▶ Objective
Go through the records below line by line, counting those that contain the word "diagram"; answer with the count only.

------ Input data ------

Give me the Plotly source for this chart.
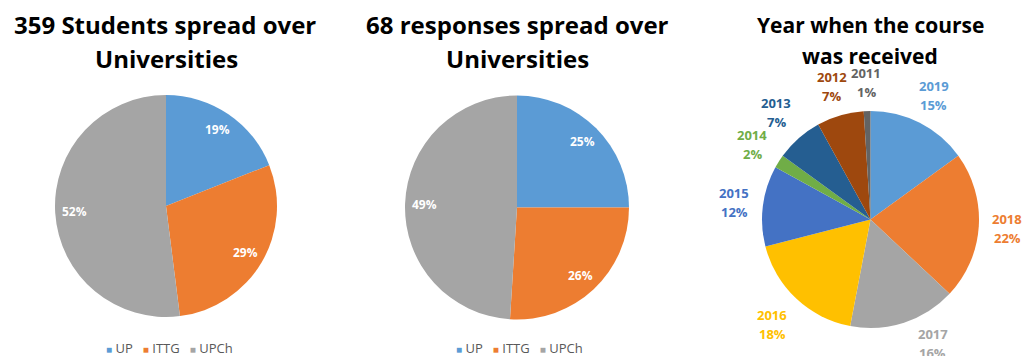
import math
import plotly.graph_objects as go

# Page body has a default 8px margin; the figure is sized to fill the rest of the window.
OFF = 8
W, H = 1031 - OFF, 356 - OFF

# Chart 1: 359 students spread over universities (percent)
uni_labels = ["UP", "ITTG", "UPCh"]
students_pct = [19, 29, 52]
# Chart 2: 68 responses spread over universities (percent)
responses_pct = [25, 26, 49]
uni_colors = ["#5B9BD5", "#ED7D31", "#A5A5A5"]

# Chart 3: year when the course was received (percent)
years = ["2019", "2018", "2017", "2016", "2015", "2014", "2013", "2012", "2011"]
year_pct = [15, 22, 16, 18, 12, 2, 7, 7, 1]
year_colors = ["#5B9BD5", "#ED7D31", "#A5A5A5", "#FFC000", "#4472C4",
               "#70AD47", "#255E91", "#9E480E", "#636363"]

FONT = "Open Sans"


def px(x):
    return (x - OFF) / W


def py(y):
    return 1 - (y - OFF) / H


def dom(cx, cy, r):
    return dict(x=[px(cx - r), px(cx + r)], y=[py(cy + r), py(cy - r)])


def mid_angles(values):
    total = float(sum(values))
    out, cum = [], 0.0
    for v in values:
        out.append((cum + v / 2.0) / total * 2 * math.pi)
        cum += v
    return out


pies = [
    dict(cx=166, cy=206, r=111, labels=uni_labels, values=students_pct, colors=uni_colors),
    dict(cx=517, cy=207.5, r=112, labels=uni_labels, values=responses_pct, colors=uni_colors),
    dict(cx=870.5, cy=219.5, r=108.5, labels=years, values=year_pct, colors=year_colors),
]

fig = go.Figure()
for p in pies:
    fig.add_trace(go.Pie(
        labels=p["labels"], values=p["values"], sort=False, direction="clockwise",
        rotation=0, marker=dict(colors=p["colors"]), domain=dom(p["cx"], p["cy"], p["r"]),
        textinfo="none", showlegend=False, hoverinfo="label+percent",
    ))

annotations = []

# data labels inside pies 1 and 2
for p in pies[:2]:
    total = sum(p["values"])
    for v, a in zip(p["values"], mid_angles(p["values"])):
        R = 0.83 * p["r"]
        x = p["cx"] + R * math.sin(a)
        y = p["cy"] - R * math.cos(a)
        annotations.append(dict(
            x=px(x), y=py(y), xref="paper", yref="paper", showarrow=False,
            text=f"{round(v / total * 100)}%", xanchor="center", yanchor="middle",
            font=dict(family=FONT, size=12, color="white", weight="bold")))

# outside-end labels for pie 3 (label box placed just outside the slice edge)
p = pies[2]
total = sum(p["values"])
HW, HH, GAP, YMAX = 15.5, 16.0, 13.0, 343.0
for lab, v, c, a in zip(p["labels"], p["values"], p["colors"], mid_angles(p["values"])):
    s, co = math.sin(a), math.cos(a)
    ext = min(HW / abs(s) if abs(s) > 1e-9 else 1e9, HH / abs(co) if abs(co) > 1e-9 else 1e9)
    R = p["r"] + GAP + ext
    y = p["cy"] - R * co
    if y > YMAX:  # keep label inside chart area: slide it along the circle
        ca = -(YMAX - p["cy"]) / R
        a2 = math.acos(ca)
        a = a2 if s >= 0 else 2 * math.pi - a2
        s, co = math.sin(a), math.cos(a)
        y = p["cy"] - R * co
    x = p["cx"] + R * s
    for dy, t in ((-9.5, lab), (9.5, f"{round(v / total * 100)}%")):
        annotations.append(dict(
            x=px(x), y=py(y + dy), xref="paper", yref="paper", showarrow=False,
            text=t, xanchor="center", yanchor="middle",
            font=dict(family=FONT, size=13, color=c, weight="bold")))

# titles
titles = [
    (165, 25, "359 Students spread over", 24),
    (166, 58, "Universities", 24),
    (517, 25, "68 responses spread over", 24),
    (517, 58, "Universities", 24),
    (870, 25, "Year when the course", 21),
    (870, 56, "was received", 21),
]
for x, y, t, s in titles:
    annotations.append(dict(
        x=px(x), y=py(y), xref="paper", yref="paper", text=t, showarrow=False,
        xanchor="center", yanchor="middle",
        font=dict(family=FONT, size=s, color="#000000", weight="bold")))

# legends under pies 1 and 2
sp = "\u00a0"
for lx in (169, 519):
    parts = [f'<span style="color:{c};font-size:10px">■</span>{sp}{lab}'
             for lab, c in zip(uni_labels, uni_colors)]
    annotations.append(dict(
        x=px(lx), y=py(348), xref="paper", yref="paper", showarrow=False,
        text=(sp * 3).join(parts), xanchor="center", yanchor="middle",
        font=dict(family=FONT, size=13, color="#595959")))

fig.update_layout(
    width=W, height=H, margin=dict(l=0, r=0, t=0, b=0),
    paper_bgcolor="white", plot_bgcolor="white",
    annotations=annotations, showlegend=False,
)

fig.write_html("out.html")
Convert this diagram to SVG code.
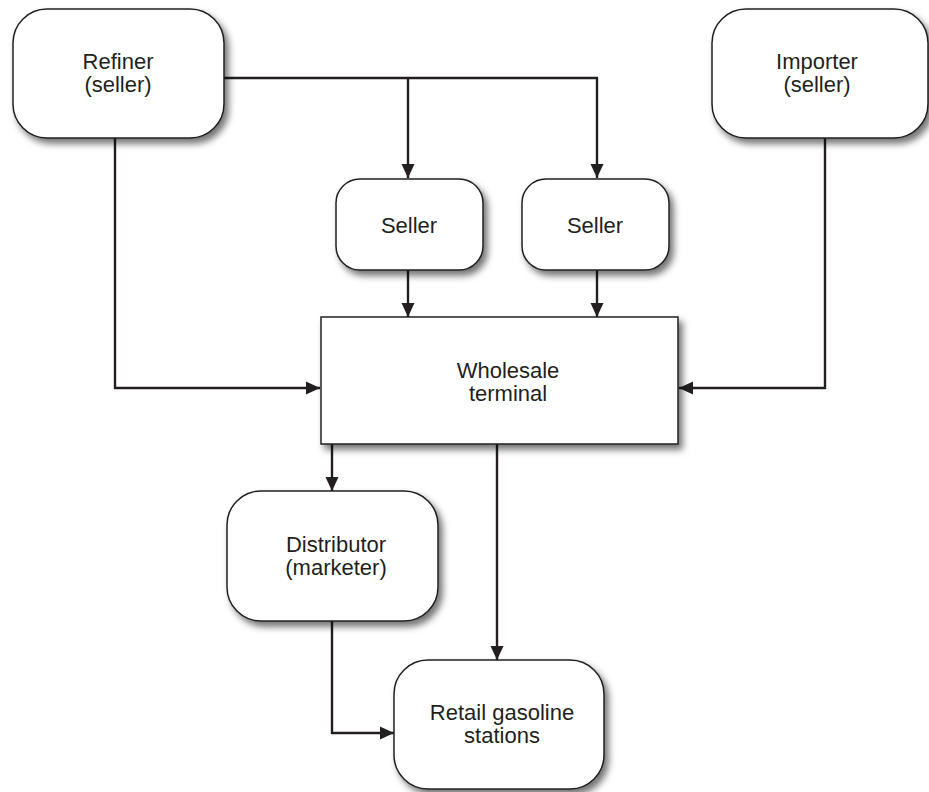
<svg xmlns="http://www.w3.org/2000/svg" width="929" height="792" viewBox="0 0 929 792">
<style>
.box{fill:#fff;stroke:#231f20;stroke-width:1.5;filter:url(#sh)}
.lbl{font-family:"Liberation Sans",Arial,sans-serif;font-size:22px;fill:#231f20;text-anchor:middle}
.con{fill:none;stroke:#231f20;stroke-width:2.4}
</style>
<defs>
<filter id="sh" x="-20%" y="-20%" width="150%" height="150%">
<feDropShadow dx="4" dy="5" stdDeviation="3.5" flood-color="#000" flood-opacity="0.55"/>
</filter>
<marker id="ah" viewBox="0 0 14 14" refX="14" refY="7" markerWidth="14" markerHeight="14" markerUnits="userSpaceOnUse" orient="auto">
<path d="M0,0.5 L14,7 L0,13.5 Z" fill="#231f20"/>
</marker>
</defs>
<rect width="929" height="792" fill="#fff"/>
<g id="connectors">
<path class="con" d="M224,78 H597 V178" marker-end="url(#ah)"/>
<path class="con" d="M408,78 V178" marker-end="url(#ah)"/>
<path class="con" d="M115,138 V388 H320" marker-end="url(#ah)"/>
<path class="con" d="M825,138 V388 H679" marker-end="url(#ah)"/>
<path class="con" d="M408,270 V317" marker-end="url(#ah)"/>
<path class="con" d="M597,270 V317" marker-end="url(#ah)"/>
<path class="con" d="M332,444 V491" marker-end="url(#ah)"/>
<path class="con" d="M497,444 V660" marker-end="url(#ah)"/>
<path class="con" d="M332,621 V733 H394" marker-end="url(#ah)"/>
</g>
<g id="refiner">
<rect class="box" x="13" y="9" width="211" height="129" rx="34"/>
<text class="lbl" x="118" y="69">Refiner</text>
<text class="lbl" x="118" y="92">(seller)</text>
</g>
<g id="importer">
<rect class="box" x="712" y="9" width="216" height="129" rx="34"/>
<text class="lbl" x="817" y="69">Importer</text>
<text class="lbl" x="817" y="92">(seller)</text>
</g>
<g id="seller1">
<rect class="box" x="336" y="179" width="147" height="91" rx="24"/>
<text class="lbl" x="409" y="233">Seller</text>
</g>
<g id="seller2">
<rect class="box" x="522" y="179" width="147" height="91" rx="24"/>
<text class="lbl" x="595" y="233">Seller</text>
</g>
<g id="wholesale">
<rect class="box" x="321" y="317" width="357" height="127"/>
<text class="lbl" x="508" y="378">Wholesale</text>
<text class="lbl" x="508" y="401">terminal</text>
</g>
<g id="distributor">
<rect class="box" x="227" y="491" width="211" height="130" rx="34"/>
<text class="lbl" x="336" y="552">Distributor</text>
<text class="lbl" x="336" y="575">(marketer)</text>
</g>
<g id="retail">
<rect class="box" x="394" y="660" width="210" height="129" rx="34"/>
<text class="lbl" x="502" y="720">Retail gasoline</text>
<text class="lbl" x="502" y="743">stations</text>
</g>
</svg>
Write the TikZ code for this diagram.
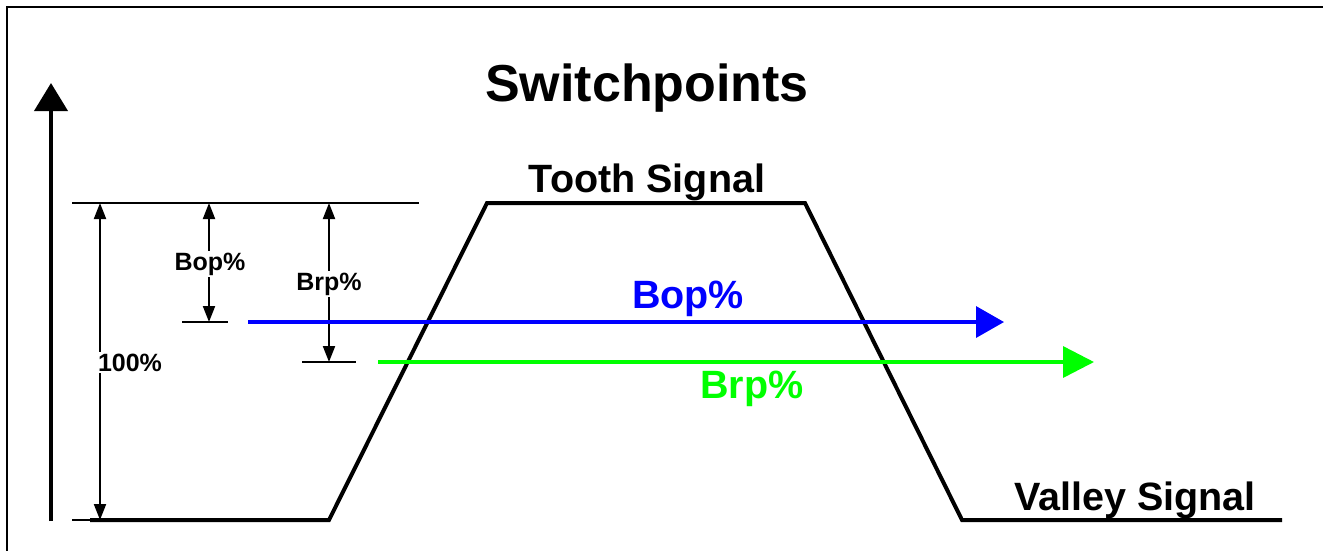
\documentclass[tikz,border=0pt]{standalone}
\usepackage{fontspec}
\setmainfont{Liberation Sans}
\usetikzlibrary{arrows.meta}
\definecolor{bopblue}{RGB}{0,0,255}
\definecolor{brpgreen}{RGB}{0,255,0}
\tikzset{
  sig/.style={line width=4pt, line join=miter},
  thinline/.style={line width=2pt},
  dim/.style={line width=2pt, {Triangle[length=16pt,width=12pt]}-{Triangle[length=16pt,width=12pt]}},
  dimlbl/.style={font=\bfseries\fontsize{25}{30}\selectfont, fill=white, inner sep=2pt, anchor=base},
  biglbl/.style={font=\bfseries\fontsize{39.5}{46}\selectfont, inner sep=0pt, anchor=base},
}
\begin{document}
\begin{tikzpicture}[x=1pt,y=-1pt]
\useasboundingbox (0,0) rectangle (1323,550);
\clip (0,0) rectangle (1323,550);
\fill[white] (0,0) rectangle (1323,550);
% frame
\draw[line width=2pt] (7,7) rectangle (1340,570);
% coordinates
\coordinate (ax0) at (51,521);
\coordinate (ax1) at (51,83);
\coordinate (topL) at (72,203);
\coordinate (topR) at (419,203);
\coordinate (botL) at (72,520);
\coordinate (s0) at (90,520);
\coordinate (s1) at (329,520);
\coordinate (s2) at (487,203);
\coordinate (s3) at (805,203);
\coordinate (s4) at (962,520);
\coordinate (s5) at (1282,520);
\coordinate (d100t) at (100,203);
\coordinate (d100b) at (100,520);
\coordinate (dbopt) at (209,203);
\coordinate (dbopb) at (209,322);
\coordinate (dbrpt) at (329,203);
\coordinate (dbrpb) at (329,362);
\coordinate (tbop0) at (182,322);
\coordinate (tbop1) at (228,322);
\coordinate (tbrp0) at (302,362);
\coordinate (tbrp1) at (356,362);
\coordinate (blue0) at (248,322);
\coordinate (blue1) at (1004,322);
\coordinate (green0) at (378,362);
\coordinate (green1) at (1094,362);
% y axis
\draw[line width=4pt, -{Triangle[length=28pt,width=33pt]}] (ax0) -- (ax1);
% reference lines
\draw[thinline] (topL) -- (topR);
\draw[thinline] (botL) -- (s0);
\draw[thinline] (tbop0) -- (tbop1);
\draw[thinline] (tbrp0) -- (tbrp1);
% signal
\draw[sig] (s0) -- (s1) -- (s2) -- (s3) -- (s4) -- (s5);
% dimension arrows
\draw[dim] (d100t) -- (d100b);
\draw[dim] (dbopt) -- (dbopb);
\draw[dim] (dbrpt) -- (dbrpb);
\node[dimlbl] (l100) at (130,371) {100\%};
\node[dimlbl] (lbop) at (210,270) {Bop\%};
\node[dimlbl] (lbrp) at (329,290) {Brp\%};
% switch lines
\draw[bopblue, line width=3.5pt, -{Triangle[length=28pt,width=31pt]}] (blue0) -- (blue1);
\draw[brpgreen, line width=3.5pt, -{Triangle[length=31pt,width=31pt]}] (green0) -- (green1);
% texts
\node[font=\bfseries\fontsize{52}{60}\selectfont, inner sep=0pt, anchor=base] (title) at (647,101) {Switchpoints};
\node[biglbl] (tooth) at (647,192) {Tooth Signal};
\node[biglbl, text=bopblue] (bop) at (688,308) {Bop\%};
\node[biglbl, text=brpgreen] (brp) at (752,398) {Brp\%};
\node[biglbl] (valley) at (1135,510) {Valley Signal};
\end{tikzpicture}
\end{document}
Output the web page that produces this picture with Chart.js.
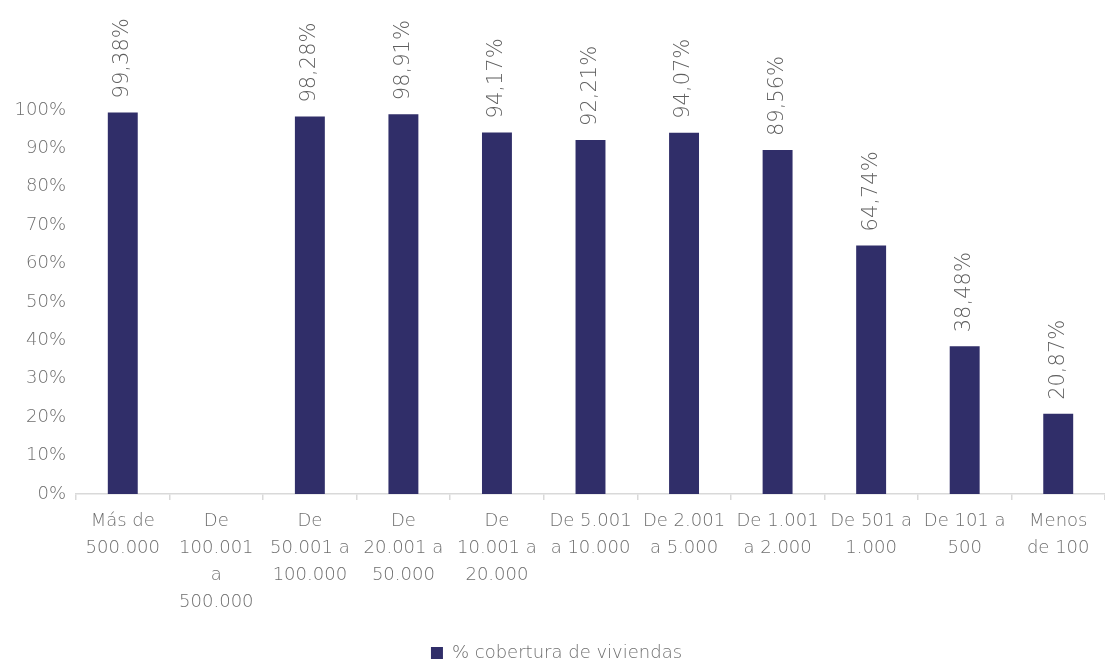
<!DOCTYPE html>
<html>
<head>
<meta charset="utf-8">
<script src="https://cdn.jsdelivr.net/npm/chart.js@4"></script>
<style>
  html, body { margin: 0; padding: 0; background: #fff; }
  #grafic { display: block; }
</style>
</head>
<body>
<canvas id="grafic" width="1105" height="666"></canvas>
<script>
// Categories (tamaño de municipio) i valors (% cobertura)
const categories = [
  ['Más de', '500.000'],
  ['De', '100.001', 'a', '500.000'],
  ['De', '50.001 a', '100.000'],
  ['De', '20.001 a', '50.000'],
  ['De', '10.001 a', '20.000'],
  ['De 5.001', 'a 10.000'],
  ['De 2.001', 'a 5.000'],
  ['De 1.001', 'a 2.000'],
  ['De 501 a', '1.000'],
  ['De 101 a', '500'],
  ['Menos', 'de 100']
];
const cobertura = [99.38, null, 98.28, 98.91, 94.17, 92.21, 94.07, 89.56, 64.74, 38.48, 20.87];
const etiquetaSerie = '% cobertura de viviendas';

const FONT = '"DejaVu Sans", sans-serif';
const PES = '200';
const GRIS = '#6f6f6f';
const BLAU = '#302e69';

// Etiquetes de valor girades sobre cada barra
const pluginEtiquetes = {
  id: 'etiquetes',
  afterDatasetsDraw(chart) {
    const { ctx } = chart;
    const meta = chart.getDatasetMeta(0);
    ctx.save();
    ctx.fillStyle = '#5e5e5e';
    ctx.font = PES + ' 21px ' + FONT;
    ctx.textAlign = 'left';
    ctx.textBaseline = 'middle';
    meta.data.forEach((bar, i) => {
      const v = cobertura[i];
      if (v === null) return;
      ctx.save();
      ctx.translate(bar.x, bar.y - 14);
      ctx.rotate(-Math.PI / 2);
      ctx.fillText(v.toFixed(2).replace('.', ',') + '%', 0, 0);
      ctx.restore();
    });
    ctx.restore();
  }
};

new Chart(document.getElementById('grafic').getContext('2d'), {
  type: 'bar',
  data: {
    labels: categories,
    datasets: [{
      label: etiquetaSerie,
      data: cobertura,
      backgroundColor: BLAU,
      borderWidth: 0,
      barPercentage: 0.32,
      categoryPercentage: 1.0,
    }]
  },
  options: {
    responsive: false,
    animation: false,
    devicePixelRatio: 1,
    layout: { padding: { top: 110, right: 0, left: 8, bottom: -6 } },
    plugins: {
      tooltip: { enabled: false },
      legend: {
        position: 'bottom',
        labels: {
          font: { size: 18, family: FONT, weight: PES },
          color: GRIS,
          boxWidth: 12,
          boxHeight: 12,
          padding: 4,
        }
      }
    },
    scales: {
      x: {
        grid: {
          display: true,
          drawOnChartArea: false,
          offset: true,
          color: '#d9d9d9',
          lineWidth: 1.5,
          tickLength: 6,
        },
        border: { color: '#d9d9d9', width: 1.5 },
        ticks: {
          color: GRIS,
          font: { size: 18, family: FONT, weight: PES, lineHeight: 1.5 },
          padding: 8,
          maxRotation: 0,
          autoSkip: false,
        },
        afterFit(scale) { scale.height = 146; }
      },
      y: {
        min: 0,
        max: 100,
        grid: { display: false, drawTicks: false },
        border: { display: false },
        ticks: {
          stepSize: 10,
          color: GRIS,
          font: { size: 18, family: FONT, weight: PES },
          padding: 10,
          callback: v => v + '%',
        },
        afterFit(scale) { scale.width = 68; }
      }
    }
  },
  plugins: [pluginEtiquetes]
});
</script>
</body>
</html>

------

▶ Output of the exercise
2